In practice, disputing parties sometimes independently retain valuation expert(s) and, unless they agree on basic facts beforehand, there can be inconsistency with respect to the information provided to each valuator. Problems created by asymmetric information are compounded when one person or group has considerably more knowledge about the business than the others do. This can happen in situations where some investors are involved in the day-to-day operations of the business while others, known as passive investors, are not. Whether the parties intentionally withhold relevant information or selectively disclose information to advance their respective interests, the valuators’ reliance inaccurate information can lead to material errors in valuation.

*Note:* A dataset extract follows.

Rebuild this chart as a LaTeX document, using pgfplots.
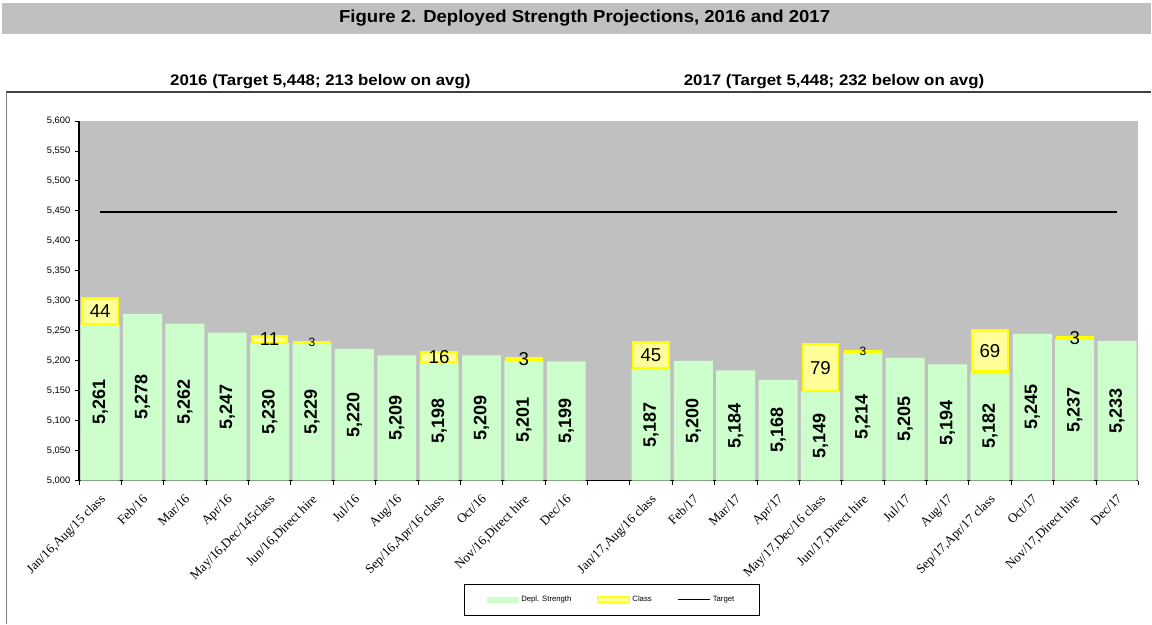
\documentclass[border=0pt]{standalone}
\usepackage{fontspec}
\setmainfont{Liberation Sans}
\newfontfamily\serif{Liberation Serif}
\usepackage{pgfplots}
\pgfplotsset{compat=1.18}
\usepackage{pgfplotstable}
\definecolor{bg}{HTML}{C0C0C0}
\definecolor{deplgreen}{HTML}{CCFFCC}
\definecolor{classfill}{HTML}{FFFF99}
\definecolor{classedge}{HTML}{FFFF00}

\pgfplotstableread{
x v c
0 5261 44
1 5278 0
2 5262 0
3 5247 0
4 5230 11
5 5229 3
6 5220 0
7 5209 0
8 5198 16
9 5209 0
10 5201 3
11 5199 0
13 5187 45
14 5200 0
15 5184 0
16 5168 0
17 5149 79
18 5214 3
19 5205 0
20 5194 0
21 5182 69
22 5245 0
23 5237 3
24 5233 0
}\data

\pgfplotstableread{
x v c
0 5261 44
4 5230 11
8 5198 16
10 5201 3
13 5187 45
17 5149 79
21 5182 69
23 5237 3
}\classbig

\pgfplotstableread{
x v c
5 5229 3
18 5214 3
}\classsmall

\begin{document}
\begin{tikzpicture}
\path (0,0) rectangle (864pt,468pt);
\fill[bg] (1.5pt,442.5pt) rectangle (864pt,465.75pt);
\node[font=\bfseries\fontsize{13}{15}\selectfont] at (438.75pt,454.5pt) {\scalebox{1.07}[1]{Figure 2. Deployed Strength Projections, 2016 and 2017}};
\node[font=\bfseries\fontsize{11.5}{13}\selectfont] at (240.4pt,406.5pt) {\scalebox{1.1}[1]{2016 (Target 5,448; 213 below on avg)}};
\node[font=\bfseries\fontsize{11.5}{13}\selectfont] at (625.9pt,406.5pt) {\scalebox{1.1}[1]{2017 (Target 5,448; 232 below on avg)}};
\draw[black!75, line width=1.1pt] (4.5pt,399pt) -- (864pt,399pt);
\draw[gray, line width=0.6pt] (5pt,0pt) -- (5pt,399pt);
\begin{axis}[
  at={(59.25pt,107.25pt)}, anchor=south west,
  width=795pt, height=270pt, scale only axis,
  xmin=-0.5, xmax=24.5, ymin=5000, ymax=5600,
  axis background/.style={fill=bg},
  axis x line*=bottom, axis y line*=left,
  axis line style={line width=0.9pt, black, -},
  tick align=outside,
  major tick length=3pt,
  tick style={black, line width=0.6pt},
  xtick={-0.5,0.5,...,24.5}, xticklabels={},
  extra x ticks={0,1,...,11,13,14,...,24},
  extra x tick labels={{Jan/16,Aug/15 class},{Feb/16},{Mar/16},{Apr/16},{May/16,Dec/145class},{Jun/16,Direct hire},{Jul/16},{Aug/16},{Sep/16,Apr/16 class},{Oct/16},{Nov/16,Direct hire},{Dec/16},{Jan/17,Aug/16 class},{Feb/17},{Mar/17},{Apr/17},{May/17,Dec/16 class},{Jun/17,Direct hire},{Jul/17},{Aug/17},{Sep/17,Apr/17 class},{Oct/17},{Nov/17,Direct hire},{Dec/17}},
  extra x tick style={major tick length=0pt},
  xticklabel style={font=\serif\fontsize{9.8}{9.8}\selectfont, yshift=-8pt, xshift=-0.5pt, rotate=45, anchor=north east, inner sep=1pt},
  ytick={5000,5050,...,5600},
  yticklabel style={font=\fontsize{7}{7}\selectfont},
  /pgf/number format/1000 sep={,},
  /pgf/number format/assume math mode=true,
  legend columns=3,
  legend cell align=left,
  legend style={at={(0.503,-0.331)}, anchor=center, draw=black, line width=0.7pt, fill=white,
    font=\fontsize{5.8}{6}\selectfont, inner xsep=17pt, inner ysep=7pt,
    /tikz/every even column/.append style={column sep=17pt}},
]
\addplot[ybar, bar width=0.92, bar shift=0pt, stack plots=y, fill=deplgreen, draw=none,
  legend image code/.code={\fill[deplgreen] (0pt,-2.25pt) rectangle (24pt,2.25pt);}]
  table[x=x, y=v]{\data};
\addlegendentry{Depl. Strength}
\addplot[ybar, bar width=0.84, bar shift=0pt, stack plots=y, stacked ignores zero, fill=classfill, draw=classedge, line width=1.6pt,
  legend image code/.code={\draw[classedge, fill=classfill, line width=0.8pt] (0pt,-2.25pt) rectangle (24pt,2.25pt);}]
  table[x=x, y=c]{\data};
\addlegendentry{Class}
\addplot[black, line width=1.4pt, mark=none,
  legend image code/.code={\draw[black, line width=0.8pt] (0pt,0pt) -- (24pt,0pt);}]
  coordinates {(0,5448) (24,5448)};
\addlegendentry{Target}
\addplot[forget plot, only marks, mark=*, mark size=0pt, mark options={draw=none, fill=none},
  point meta=\thisrow{v}, nodes near coords,
  every node near coord/.append style={rotate=90, anchor=center, text=black, font=\bfseries\fontsize{13.5}{13.5}\selectfont}]
  table[x=x, y expr={(\thisrow{v}+5000)/2}]{\data};
\addplot[forget plot, only marks, mark=*, mark size=0pt, mark options={draw=none, fill=none},
  point meta=\thisrow{c}, nodes near coords,
  every node near coord/.append style={anchor=center, text=black, font=\fontsize{14}{14}\selectfont}]
  table[x=x, y expr={\thisrow{v}+\thisrow{c}/2}]{\classbig};
\addplot[forget plot, only marks, mark=*, mark size=0pt, mark options={draw=none, fill=none},
  point meta=\thisrow{c}, nodes near coords,
  every node near coord/.append style={anchor=center, text=black, font=\fontsize{9}{9}\selectfont}]
  table[x=x, y expr={\thisrow{v}+\thisrow{c}/2}]{\classsmall};
\end{axis}
\end{tikzpicture}
\end{document}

For example, a dispute between the active and passive investors in a family-owned restaurant chain resulted in each party retaining their own valuator to estimate the value of the company. Each valuator was provided the company’s financial statements and tax returns but details with respect to the various non-arm’s length employment contracts and real property leases were not disclosed to either valuator. Although each valuator arrived at a relatively similar opinion of value, factual inconsistencies in their respective valuation reports indicated that legitimate operating expenses had been understated and as a result, the income and overall value of the company had been overstated by each valuator.

Helpful tips

Independence, impartiality, and objectivity are cornerstones of the valuation profession and disputing parties and decision makers can make use of these attributes to inform their decisions in a business dispute.

Members of the CBV Institute and the Appraisal Institute of Canada (AIC) are recognized experts in the valuation of business interests and real property, respectively. In a dispute resolution process where emotions are high and monetary values are significant, engaging a qualified valuator can bring much needed credibility and transparency to the process. An opinion of value from a qualified valuator signifies “the number” is backed by adherence to a code of ethics and professional reporting standard. As a result, disputants and decision makers benefit from knowing there are no conflicts of interest or independence concerns and that the appropriate scope of work, disclosures, calculations and explanations are included in the valuation report relied upon by the parties.

Parties involved in a dispute can benefit from jointly retaining a single valuation expert—as opposed to each retaining their own valuation expert—because doing so can reduce costs, accelerate timelines, and provide more robust reporting that enables confident decision making. In some circumstanaces, the valuator can convince the parties their win-lose approach to dispute resolution is having a negative impact on the overall value of their business and/or assets. Adopting a win-win approach can often result in improved financial outcomes and the betterment of ongoing relationships.

In the end, the willingness of disputing parties to resolve their disputes and the availability of relevant information are the key ingredients for valuation experts to help in the dispute resolution process.